О! Де Голль умел становиться несносным. Из всех перебравшихся в Лондон с июня 1940 года монархов и глав правительств, включая королеву Нидерландов, короля Норвегии, великую герцогиню Люксембургскую, премьер-министров Бельгии, Польши и прочих, именно этот бывший заместитель статс-секретаря, которого сопровождал всего один адъютант, сделался самым заметным, больше других занимал международное общественное мнение и доставлял массу забот принимающей стороне.

"Как могу я уступить что-нибудь, раз у меня ничего нет?!" - говорил он с гениальным чувством очевидности. И шел вперед царственным шагом по натянутой проволоке.

Меня представили ему в свой черед. Я был не настолько важной персоной, чтобы он стал тратить время на комментарии о состоянии мира. Ему было явно не до того. Тем не менее я не смогу забыть слова, упавшие с сияющих высот на меня, лейтенанта с одним галуном: "Вы из тех добрых французов, которые диктуют нам наш долг". Позднее я пытался выяснить, была ли эта подавляющая своим великодушием формула обычной для него и обращался ли он с ней ко всем добровольцам, приезжавшим, чтобы вступить в его ряды. Но нет, никто другой ее не слышал. Эта фраза пришла ему на ум и была предназначена исключительно для меня. Может, я и в самом деле выглядел "добрым французом". Следующий раз мне пришлось снова удивляться уже через двадцать три года, во время ритуальной аудиенции по случаю моего избрания во Французскую Академию - аудиенции, которой он меня удостоил как глава государства. Я напомнил ему о лондонских временах.

- Да, помню, - сказал он мне. - Вы были из тех добрых французов, которые диктовали нам наш долг.

Та же фраза, слово в слово. Только на сей раз он добавил: "Снимаю перед вами шляпу". У этого человека мозг был устроен не как у всех.

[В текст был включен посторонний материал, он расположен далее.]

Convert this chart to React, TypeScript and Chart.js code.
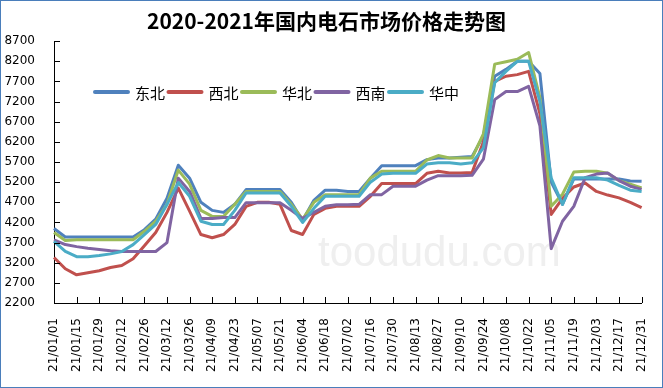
import React, { useEffect, useRef } from "react";
import { Chart, registerables } from "chart.js";

Chart.register(...registerables);

const TITLE = "2020-2021年国内电石市场价格走势图";

// weekly sample dates (every 7 days), labels shown every 14 days
const dates: string[] = [
  "21/01/01","21/01/08","21/01/15","21/01/22","21/01/29","21/02/05","21/02/12","21/02/19","21/02/26","21/03/05",
  "21/03/12","21/03/19","21/03/26","21/04/02","21/04/09","21/04/16","21/04/23","21/04/30","21/05/07","21/05/14",
  "21/05/21","21/05/28","21/06/04","21/06/11","21/06/18","21/06/25","21/07/02","21/07/09","21/07/16","21/07/23",
  "21/07/30","21/08/06","21/08/13","21/08/20","21/08/27","21/09/03","21/09/10","21/09/17","21/09/24","21/10/01",
  "21/10/08","21/10/15","21/10/22","21/10/29","21/11/05","21/11/12","21/11/19","21/11/26","21/12/03","21/12/10",
  "21/12/17","21/12/24","21/12/31",
];

const seriesNames = ["东北", "西北", "华北", "西南", "华中"];
const seriesColors = ["#4F81BD", "#C0504D", "#9BBB59", "#8064A2", "#4BACC6"];

const dongbei: number[] = [
  4050, 3840, 3840, 3840, 3840, 3840, 3840, 3840, 4020, 4280,
  4800, 5620, 5300, 4700, 4500, 4450, 4650, 5015, 5015, 5015,
  5015, 4700, 4250, 4750, 5000, 5000, 4970, 4970, 5300, 5610,
  5610, 5610, 5610, 5760, 5800, 5800, 5820, 5840, 6350, 7830,
  8000, 8200, 8200, 7900, 5200, 4650, 5280, 5280, 5280, 5280,
  5280, 5230, 5220,
];

const xibei: number[] = [
  3330, 3050, 2900, 2950, 3000, 3080, 3130, 3300, 3620, 3950,
  4450, 5050, 4480, 3900, 3820, 3900, 4150, 4600, 4700, 4700,
  4650, 4000, 3900, 4400, 4550, 4600, 4600, 4600, 4850, 5165,
  5165, 5165, 5165, 5420, 5470, 5430, 5430, 5440, 6200, 7700,
  7830, 7870, 7950, 6900, 4400, 4800, 5080, 5180, 4970, 4880,
  4810, 4700, 4570,
];

const huabei: number[] = [
  3950, 3750, 3770, 3770, 3770, 3770, 3770, 3770, 3980, 4230,
  4650, 5500, 5150, 4500, 4350, 4350, 4650, 4970, 4970, 4970,
  4970, 4650, 4280, 4700, 4890, 4890, 4890, 4890, 5300, 5470,
  5470, 5470, 5470, 5750, 5860, 5800, 5800, 5800, 6400, 8130,
  8190, 8250, 8420, 7300, 4600, 4900, 5450, 5470, 5470, 5420,
  5240, 5150, 5060,
];

const xinan: number[] = [
  3770, 3650, 3600, 3560, 3530, 3500, 3480, 3480, 3480, 3480,
  3700, 5300, 4970, 4300, 4300, 4320, 4320, 4690, 4690, 4690,
  4690, 4500, 4300, 4450, 4600, 4640, 4640, 4650, 4890, 4890,
  5100, 5100, 5100, 5250, 5360, 5360, 5360, 5370, 5770, 7250,
  7450, 7450, 7580, 6600, 3550, 4230, 4600, 5310, 5400, 5430,
  5240, 5100, 5020,
];

const huazhong: number[] = [
  3730, 3480, 3350, 3350, 3380, 3420, 3480, 3650, 3900, 4150,
  4650, 5190, 4850, 4230, 4150, 4150, 4500, 4930, 4930, 4930,
  4930, 4600, 4200, 4550, 4850, 4850, 4850, 4850, 5200, 5400,
  5420, 5420, 5420, 5650, 5680, 5680, 5650, 5680, 6050, 7670,
  7950, 8200, 8200, 7200, 5300, 4650, 5310, 5310, 5310, 5250,
  5120, 5000, 4970,
];

const Y_MIN = 2200;
const Y_MAX = 8700;
const Y_STEP = 500;

const seriesValues = [dongbei, xibei, huabei, xinan, huazhong];

// Excel-style tick marks drawn inside the plot area
const innerTicks = {
  id: "innerTicks",
  afterDraw(chart: any) {
    const ctx = chart.ctx;
    const area = chart.chartArea;
    const xs = chart.scales.x;
    const ys = chart.scales.y;
    ctx.save();
    ctx.strokeStyle = "#000";
    ctx.lineWidth = 1;
    ctx.beginPath();
    ys.ticks.forEach((t: any) => {
      const y = Math.round(ys.getPixelForValue(t.value)) + 0.5;
      ctx.moveTo(area.left, y);
      ctx.lineTo(area.left + 6, y);
    });
    for (let i = 0; i < dates.length; i += 2) {
      const x = Math.round(xs.getPixelForValue(i)) + 0.5;
      ctx.moveTo(x, area.bottom);
      ctx.lineTo(x, area.bottom - 6);
    }
    ctx.stroke();
    ctx.restore();
  },
};

const insideLegend = {
  id: "insideLegend",
  afterDraw(chart: any) {
    const ctx = chart.ctx;
    ctx.save();
    const y = 92;
    let x = 95;
    const step = 73.5;
    chart.data.datasets.forEach((ds: any) => {
      ctx.strokeStyle = ds.borderColor;
      ctx.lineWidth = 4;
      ctx.lineCap = "round";
      ctx.beginPath();
      ctx.moveTo(x, y);
      ctx.lineTo(x + 33, y);
      ctx.stroke();
      ctx.fillStyle = "#000";
      ctx.font = "15px 'Noto Sans CJK SC'";
      ctx.textBaseline = "middle";
      ctx.textAlign = "left";
      ctx.fillText(ds.label, x + 40, y + 1);
      x += step;
    });
    ctx.restore();
  },
};

const watermark = {
  id: "watermark",
  beforeDatasetsDraw(chart: any) {
    const ctx = chart.ctx;
    ctx.save();
    ctx.fillStyle = "#efefef";
    ctx.font = "42px 'Liberation Sans'";
    ctx.textBaseline = "middle";
    ctx.textAlign = "left";
    ctx.fillText("toodudu.com", 318, 254);
    ctx.restore();
  },
};

export default function App() {
  const canvasRef = useRef<HTMLCanvasElement | null>(null);

  useEffect(() => {
    if (!canvasRef.current) return;
    const chart = new Chart(canvasRef.current, {
      type: "line",
      data: {
        labels: dates,
        datasets: seriesNames.map((name, i) => ({
          label: name,
          data: seriesValues[i],
          borderColor: seriesColors[i],
          backgroundColor: seriesColors[i],
          borderWidth: 3,
          pointRadius: 0,
          tension: 0,
          borderJoinStyle: "round" as const,
          order: seriesNames.length - i,
        })),
      },
      options: {
        animation: false,
        responsive: false,
        layout: { padding: { left: 0, right: 10, top: 0, bottom: 0 } },
        plugins: {
          legend: { display: false },
          tooltip: { enabled: false },
          title: {
            display: true,
            text: TITLE,
            color: "#000",
            font: { size: 21, weight: "bold", family: "'Noto Sans CJK SC'" },
            padding: { top: 8, bottom: 8 },
          },
        },
        scales: {
          x: {
            type: "category",
            offset: false,
            grid: { display: false },
            border: { display: true, color: "#000", width: 1 },
            ticks: {
              autoSkip: false,
              maxRotation: 90,
              minRotation: 90,
              color: "#000",
              padding: 7,
              font: { size: 12, family: "'DejaVu Sans'" },
              callback: (_v: any, idx: number) => (idx % 2 === 0 ? dates[idx] : null),
            },
            afterFit: (scale: any) => {
              scale.height = 85;
            },
          },
          y: {
            min: Y_MIN,
            max: Y_MAX,
            grid: { display: false },
            border: { display: true, color: "#000", width: 1 },
            ticks: {
              stepSize: Y_STEP,
              color: "#000",
              padding: 11,
              font: { size: 12, family: "'DejaVu Sans'" },
              callback: (v: any) => String(v),
            },
            afterFit: (scale: any) => {
              scale.width = 54;
            },
          },
        },
      },
      plugins: [watermark, innerTicks, insideLegend],
    });
    return () => chart.destroy();
  }, []);

  return (
    <div style={{ position: "fixed", left: 0, top: 0, width: 663, height: 388, background: "#fff" }}>
      <canvas ref={canvasRef} width={663} height={388} style={{ display: "block" }} />
      <div
        style={{
          position: "absolute",
          left: 0,
          top: 0,
          width: 663,
          height: 388,
          boxSizing: "border-box",
          border: "1px solid #4A7EBB",
          pointerEvents: "none",
        }}
      />
    </div>
  );
}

Прав был дʼАстье, прозвавший его Символом. Когда де Голль шел через Пэлл-Мэлл, направляясь в свой штаб по адресу: Карлтон-Гарденс, 4, или с прямой спиной сидел за своим письменным столом, он с таким же успехом мог быть в кольчуге, брыжах или камзоле, а не в перекрещенном портупеей френче и гетрах из рыжеватой кожи. Он был рожден в доспехах. И продолжал постоянный диалог с Историей, не имея другого собеседника, кроме события.